Thursday, March 5th, 2009

By: Ainsley Brown

For a $6, 000 flat rate companies and individuals that agree can now have their disputes resolved within a 2 and half month – now that is both cheap and speedy.

The new services launched by ADR Chambers Inc. looks to resolve business disputes an expeditious and cost-effective manner. By agreeing to an expedited arbitration process disputants hope to avoid paying the money or spending the time battling it out in the courts. This service is, therefore ideal for disputes in the range of $150, 000 – $250,000, where legal fees can consume a large portion of any court award, says Mr. Allen Stitt, president of ADR. Mr.
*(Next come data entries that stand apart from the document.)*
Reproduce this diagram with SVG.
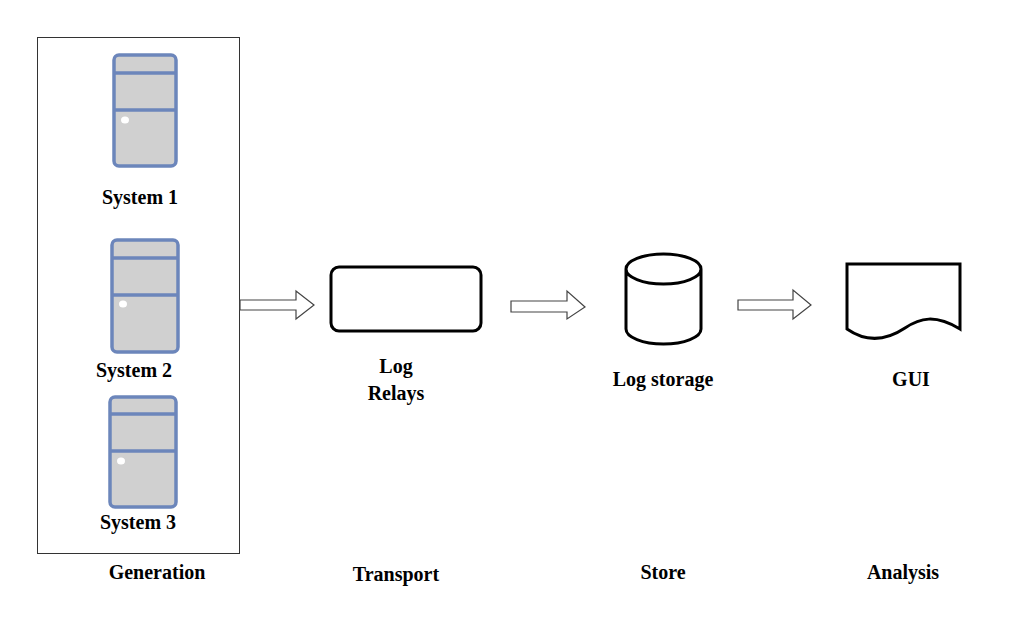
<svg xmlns="http://www.w3.org/2000/svg" width="1024" height="637" viewBox="0 0 1024 637">
<style>
text{font-family:"Liberation Serif","Times New Roman",serif;font-weight:bold;font-size:20px;fill:#000;text-anchor:middle}
.srv rect{fill:#d0d0d0;stroke:#6c86bb;stroke-width:3.5}
.srv line{stroke:#6c86bb;stroke-width:3.5}
.arr{fill:#fff;stroke:#444;stroke-width:1.2}
.sh{fill:#fff;stroke:#000;stroke-width:3}
</style>
<rect width="1024" height="637" fill="#fff"/>
<g id="generation">
<rect x="37.5" y="37.5" width="202" height="516" fill="none" stroke="#333" stroke-width="1"/>
<text x="157" y="579">Generation</text>
</g>
<g id="system1" class="srv">
<rect x="114" y="55" width="62" height="111" rx="5"/>
<line x1="114" y1="73" x2="176" y2="73"/><line x1="114" y1="110" x2="176" y2="110"/>
<ellipse cx="125" cy="120" rx="4" ry="3.5" fill="#fff"/>
<text x="140" y="204">System 1</text>
</g>
<g id="system2" class="srv">
<rect x="112" y="240" width="66" height="112" rx="5"/>
<line x1="112" y1="258" x2="178" y2="258"/><line x1="112" y1="295" x2="178" y2="295"/>
<ellipse cx="123" cy="304" rx="4" ry="3.5" fill="#fff"/>
<text x="134" y="377">System 2</text>
</g>
<g id="system3" class="srv">
<rect x="110" y="397" width="66" height="110" rx="5"/>
<line x1="110" y1="414" x2="176" y2="414"/><line x1="110" y1="451" x2="176" y2="451"/>
<ellipse cx="121" cy="461" rx="4" ry="3.5" fill="#fff"/>
<text x="138" y="529">System 3</text>
</g>
<g id="relays">
<rect class="sh" x="331" y="267" width="150" height="64" rx="8"/>
<text x="396" y="373">Log</text><text x="396" y="400">Relays</text>
<text x="396" y="581">Transport</text>
</g>
<g id="storage">
<path class="sh" d="M626,269 V329 A37.5,15 0 0 0 701,329 V269 A37.5,15 0 0 0 626,269 A37.5,15 0 0 0 701,269"/>
<text x="663" y="386">Log storage</text>
<text x="663" y="579">Store</text>
</g>
<g id="gui">
<path class="sh" d="M847,264 H960 V329 C935,314 920,318 905,328 C890,338 870,345 847,329 Z"/>
<text x="911" y="386">GUI</text>
<text x="903" y="579">Analysis</text>
</g>
<g id="connectors">
<path class="arr" d="M240,300 H296 V291 L314,305 L296,319 V310 H240 Z"/>
<path class="arr" d="M511,301 H567 V291 L585,307 L567,319 V312 H511 Z"/>
<path class="arr" d="M738,300 H793 V290 L811,305 L793,319 V310 H738 Z"/>
</g>
</svg>
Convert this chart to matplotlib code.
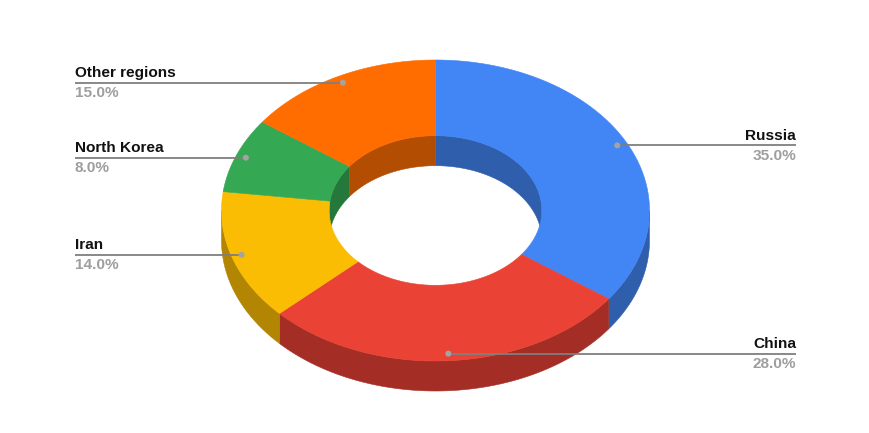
import matplotlib

matplotlib.use("Agg")
import matplotlib.pyplot as plt
import numpy as np
from matplotlib.patches import Ellipse, Polygon

plt.rcParams["font.family"] = ["Liberation Sans", "DejaVu Sans"]

# slices run clockwise from 12 o'clock
labels = ["Russia", "China", "Iran", "North Korea", "Other regions"]
shares = [35.0, 28.0, 14.0, 8.0, 15.0]
colors = ["#4285F4", "#EA4335", "#FBBC04", "#34A853", "#FF6D01"]
side_colors = ["#2F5EAD", "#A42E25", "#B28503", "#24783B", "#B34D01"]
on_right = [True, True, False, False, False]

# donut geometry, in image pixels
CX, CY = 435.5, 210.5
RX, RY = 214.0, 150.5
HOLE = 0.497
DEPTH = 30.0
LEADER_R = 0.953
TEXT_LEFT, TEXT_RIGHT = 75.0, 796.0


def rim(start, end, scale=1.0, dy=0.0):
    t = np.radians(np.linspace(start, end, max(int(abs(end - start)) * 2, 2)))
    return np.column_stack([CX + scale * RX * np.sin(t), CY + dy - scale * RY * np.cos(t)])


def overlap(a, b, lo, hi):
    return max(a, lo), min(b, hi)


fig = plt.figure(figsize=(8.7, 4.33), dpi=100)
ax = fig.add_axes([0, 0, 1, 1])
ax.set_xlim(0, 870)
ax.set_ylim(433, 0)
ax.axis("off")

edges = np.cumsum([0.0] + shares) * 3.6

# walls first: outer wall on the front half, inner wall on the back half of the hole
for i in range(len(shares)):
    a, b = edges[i], edges[i + 1]
    s, e = overlap(a, b, 90, 270)
    if e > s:
        pts = np.vstack([rim(s, e), rim(s, e, dy=DEPTH)[::-1]])
        ax.add_patch(Polygon(pts, fc=side_colors[i], ec=side_colors[i], lw=0.4, zorder=1))
    for lo, hi in [(0, 90), (270, 360)]:
        s, e = overlap(a, b, lo, hi)
        if e > s:
            pts = np.vstack([rim(s, e, HOLE), rim(s, e, HOLE, DEPTH)[::-1]])
            ax.add_patch(Polygon(pts, fc=side_colors[i], ec=side_colors[i], lw=0.4, zorder=1))

# top face
for i in range(len(shares)):
    a, b = edges[i], edges[i + 1]
    pts = np.vstack([rim(a, b), rim(a, b, HOLE)[::-1]])
    ax.add_patch(Polygon(pts, fc=colors[i], ec=colors[i], lw=0.4, zorder=2))

# leader lines and labels
for i, (name, val) in enumerate(zip(labels, shares)):
    mid = np.radians((edges[i] + edges[i + 1]) / 2)
    x = CX + LEADER_R * RX * np.sin(mid)
    y = CY - LEADER_R * RY * np.cos(mid)
    end = TEXT_RIGHT if on_right[i] else TEXT_LEFT
    ha = "right" if on_right[i] else "left"
    ax.plot([x, end], [y, y], color="#7f7f7f", lw=1.3, zorder=3, solid_capstyle="butt")
    ax.add_patch(Ellipse((x, y), 6, 6, fc="#a3a3a3", ec="none", zorder=4))
    ax.text(end, y - 2.5, name, ha=ha, va="bottom", fontsize=11.1, fontweight="bold",
            color="#111111", zorder=5)
    ax.text(end, y + 3.5, f"{val:.1f}%", ha=ha, va="top", fontsize=11.1, fontweight="bold",
            color="#9e9e9e", zorder=5)

fig.savefig("out.png", dpi=100, facecolor="white")
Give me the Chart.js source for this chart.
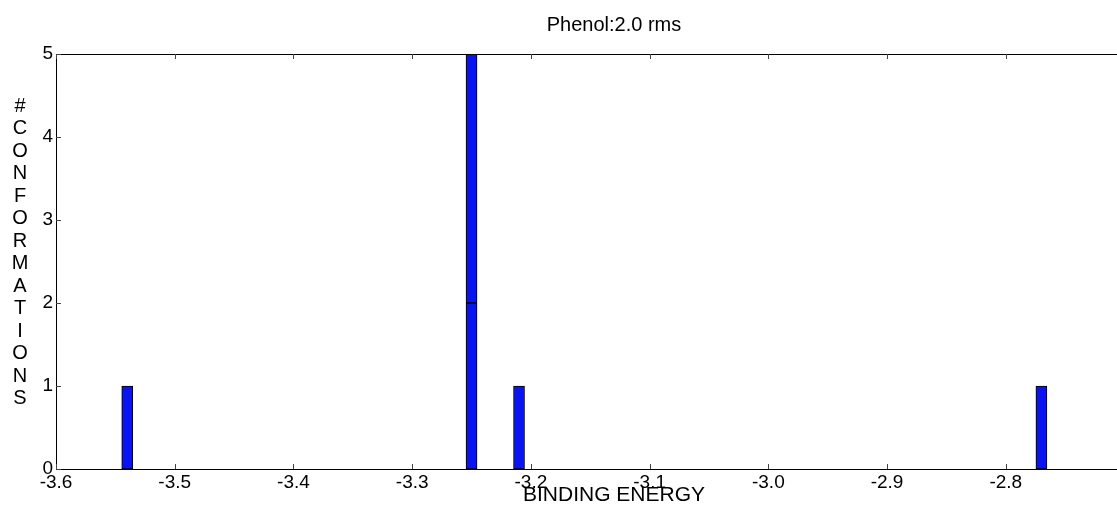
<!DOCTYPE html>
<html>
<head>
<meta charset="utf-8">
<script src="https://cdn.jsdelivr.net/npm/chart.js@4/dist/chart.umd.min.js"></script>
<style>
  html, body { margin: 0; padding: 0; background: #fff; overflow: hidden; }
  #wrap { position: relative; width: 1228px; height: 508px; }
</style>
</head>
<body>
<div id="wrap"><canvas id="hist"></canvas></div>
<script>
// histogram bins (bin centre on binding energy axis)
const energies = [-3.54, -3.25, -3.21, -2.77];
const countsLower = [1, 2, 1, 1];
const upperEnergies = [-3.25];
const countsUpper = [3];
const yTicks = [0, 1, 2, 3, 4, 5];
const xTicks = [-3.6, -3.5, -3.4, -3.3, -3.2, -3.1, -3.0, -2.9, -2.8];
const chartTitle = 'Phenol:2.0 rms';
const yTitleText = '#CONFORMATIONS';

const FONT = '"Liberation Sans", Arial, Helvetica, sans-serif';
const BLUE = 'rgb(10, 20, 240)';

function pts(xs, ys) {
  return xs.map((x, i) => ({ x: x, y: ys[i] }));
}

// box around the axes, inward tick marks, title centred on the axes,
// vertical letter-stacked y title
const axesDecor = {
  id: 'axesDecor',
  afterDraw(chart) {
    const { ctx, chartArea: a } = chart;
    const xs = chart.scales.x, ys = chart.scales.y;
    ctx.save();
    ctx.strokeStyle = '#000';
    ctx.lineWidth = 1;
    ctx.strokeRect(Math.round(a.left) + 0.5, Math.round(a.top) + 0.5,
      Math.round(a.right - a.left), Math.round(a.bottom - a.top));
    ctx.strokeStyle = '#444';
    ctx.beginPath();
    xTicks.forEach(v => {
      const px = Math.round(xs.getPixelForValue(v)) + 0.5;
      ctx.moveTo(px, a.bottom); ctx.lineTo(px, a.bottom - 5);
      ctx.moveTo(px, a.top); ctx.lineTo(px, a.top + 5);
    });
    yTicks.forEach(v => {
      const py = Math.round(ys.getPixelForValue(v)) + 0.5;
      ctx.moveTo(a.left, py); ctx.lineTo(a.left + 5, py);
    });
    ctx.stroke();

    ctx.fillStyle = '#000';
    ctx.textAlign = 'center';
    ctx.textBaseline = 'middle';
    ctx.font = '20px ' + FONT;
    ctx.fillText(chartTitle, (a.left + a.right) / 2, 25);

    const chars = yTitleText.split('');
    chars.forEach((ch, i) => ctx.fillText(ch, 20, 106 + i * 22.5));
    ctx.restore();
  }
};

new Chart(document.getElementById('hist'), {
  type: 'bar',
  data: {
    datasets: [
      { label: 'lower', data: pts(energies, countsLower), backgroundColor: BLUE,
        borderColor: '#000', borderWidth: 1, borderSkipped: false, barThickness: 11 },
      { label: 'upper', data: pts(upperEnergies, countsUpper), backgroundColor: BLUE,
        borderColor: '#000', borderWidth: 1, borderSkipped: false, barThickness: 11 }
    ]
  },
  options: {
    responsive: true,
    maintainAspectRatio: false,
    animation: false,
    layout: { padding: { left: 0, right: 56, top: 54, bottom: 0 } },
    plugins: {
      legend: { display: false },
      tooltip: { enabled: false },
      title: { display: false }
    },
    scales: {
      x: {
        type: 'linear',
        stacked: true,
        offset: false,
        min: -3.6,
        max: -2.66,
        grid: { display: false, drawTicks: false },
        border: { display: false },
        afterBuildTicks: s => { s.ticks = xTicks.map(v => ({ value: v })); },
        afterFit: s => { s.height = 39; },
        ticks: {
          color: '#000',
          padding: 2,
          maxRotation: 0,
          autoSkip: false,
          font: { family: FONT, size: 19 },
          callback: v => Number(v).toFixed(1)
        },
        title: {
          display: true,
          text: 'BINDING ENERGY',
          color: '#000',
          font: { family: FONT, size: 21 },
          padding: { top: 0, bottom: 0 }
        }
      },
      y: {
        stacked: true,
        min: 0,
        max: 5,
        grid: { display: false, drawTicks: false },
        border: { display: false },
        afterBuildTicks: s => { s.ticks = yTicks.map(v => ({ value: v })); },
        afterFit: s => { s.width = 56; },
        ticks: {
          color: '#000',
          padding: 3,
          font: { family: FONT, size: 19 },
          callback: v => String(v)
        }
      }
    }
  },
  plugins: [axesDecor]
});
</script>
</body>
</html>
Stitt also expects that the service to be very popular between companies who wish to maintain their existing relationship and keep their dispute private by avoiding the public specter of an open court.

The service basically works like this: the parties agree to bring their dispute to ADR, where their case will be heard by former judges or senior lawyers – adding gravitas to any ruling. The parties are responsible for paying their own lawyers and agree to follow strict rules as to timelines and volume of materials filed. The parties then submit a written brief and present their case orally before the arbitrator. The arbitrator then makes his/her ruling and must give reasons. There is no right of appeal; however, the parties do have the right to turn to the courts if they believe that they have been denied natural justice.

Disputes are therefore resolved in an expeditious and cost-effective manner.